The search for joy

Issue 4/1998 | Archives online, Authors, Reviews

‘Thank heaven there are more important things than being right.’

Risto Ahti is a contemporary incarnation of the vates, the poet as a seer or prophet. Prophet of what? Perhaps Jonah’s desire to get out of the whale? Or humanity’s desire to get out of our conditioning.

Let’s say that Theseus has found the Minotaur and, far from killing him, has befriended him. He’d like to lead them both out of the Labyrinth, but Ariadne’s thread has been lost, and the cunning intricacy of the mind-forged walls are baffling. It’ s necessary to get lost – ‘so utterly lost, you don’t know whether you’re coming or going’. ‘The lost wander in their lostness till they come in sight of themselves and finally other people.’

Ahti’s sophisticated agnostic mysticism is closer to Rimbaud, Blake and Lawrence than to his Finnish contemporaries. He is both funny and deep, a great joker. His favourite form is the little narrative – a tale of miracle or foolishness, a surrealistic fantasy. He’s like someone who has woken up in a lucid dream and now can’t get out of it. The reader’s invited to be creative and solve the riddles and paradoxes. Laughter and caricature are the keys to insight. He’s not, of course, entirely liberated from the problems he defines, and he doesn’t disguise it: but he uses all the resources of playfulness to illuminate himself and us. Language plays around the imprecise boundaries of the Ding an sich. ‘Unlike the philosopher, the poet cannot be silent over what cannot be spoken,’ as the literary scholar Pertti Lassila once wrote. Ahti is one of the great comedians, like Aristophanes, who use laughter for liberation. And, as with all good comedy, there’s a critical, psychological and philosophical undertow.

The trouble starts in childhood. A child wants to go off into the forest, but his father howls like a wolf, out of his own fear, and terrifies him. Children are coming out of wells with wings on their backs, and the mothers cry ‘My darling angel!’ and tear the wings. A man slashes a child’s skin and sows his dream in the wounds, and yet the unknown can’t be kept out. There he is, even in the marriage bed, impertinently inserting himself between the lovers.
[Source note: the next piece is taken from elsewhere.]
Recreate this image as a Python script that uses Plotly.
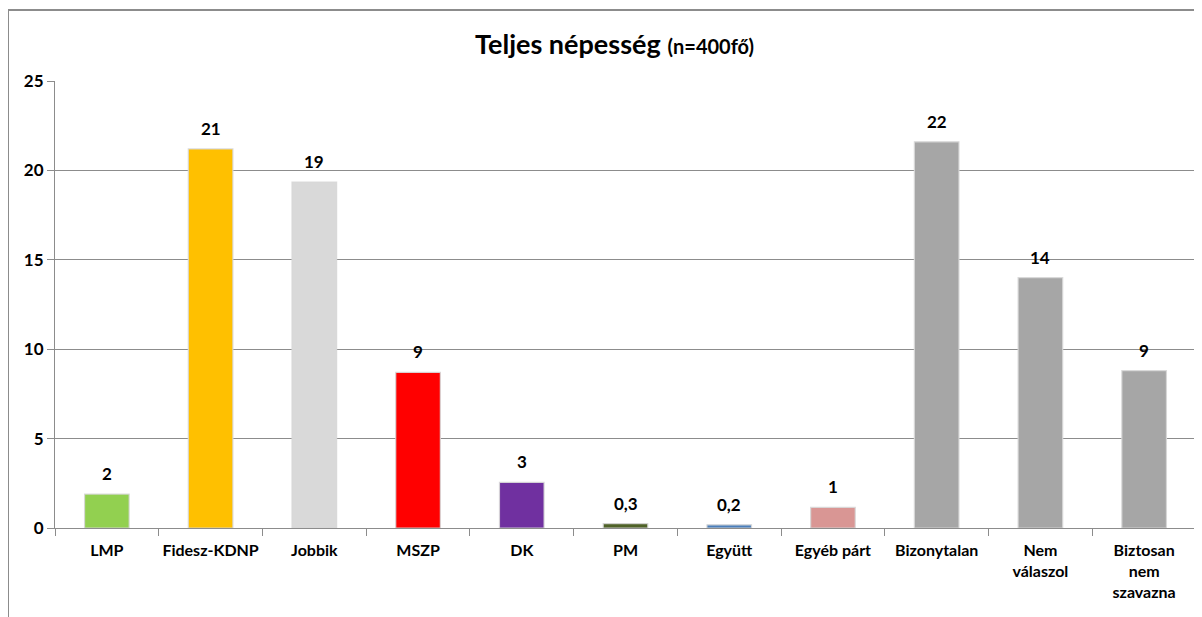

Ahti’s not content to stay where he is. In his new volume the heresies continue, but they’re taking new turns. There’s even rhyme, or pararhyme, in some poems, He begins with a ‘folk song’, and then goes on to tell stories as usual. But the persona also explains his inner life and his principles. He reports dreams, marital problems, his and his wife’s love affairs. He shambles and clowns through public and private conflict but remains indomitably his own man, making his own mistakes.

Ahti is difficult to translate. I always like to be as faithful to literalness as conceivable, but literalness can be very distorting. One has to aim at the effect of the original. With Narkissos talvella (‘Narcissus in winter’, 1982), I chose a desperate remedy, which, fortunately, Ahti found acceptable: I put his prose poems, an unfashionable form in England, into unrhyming couplets. Since he was writing with a kind of Hebrew parallelism, like the psalms, this worked very well, and magazine editors now began eagerly accepting my versions. Later, however, translating Loistava yksinäisyys (‘Shining solitude’, 1984), for my own pleasure, I’ve used the prose form, and it seems to work. The methods, like the rules, are there for guidance not law-enforcement, and Ahti gives the freedom he practices.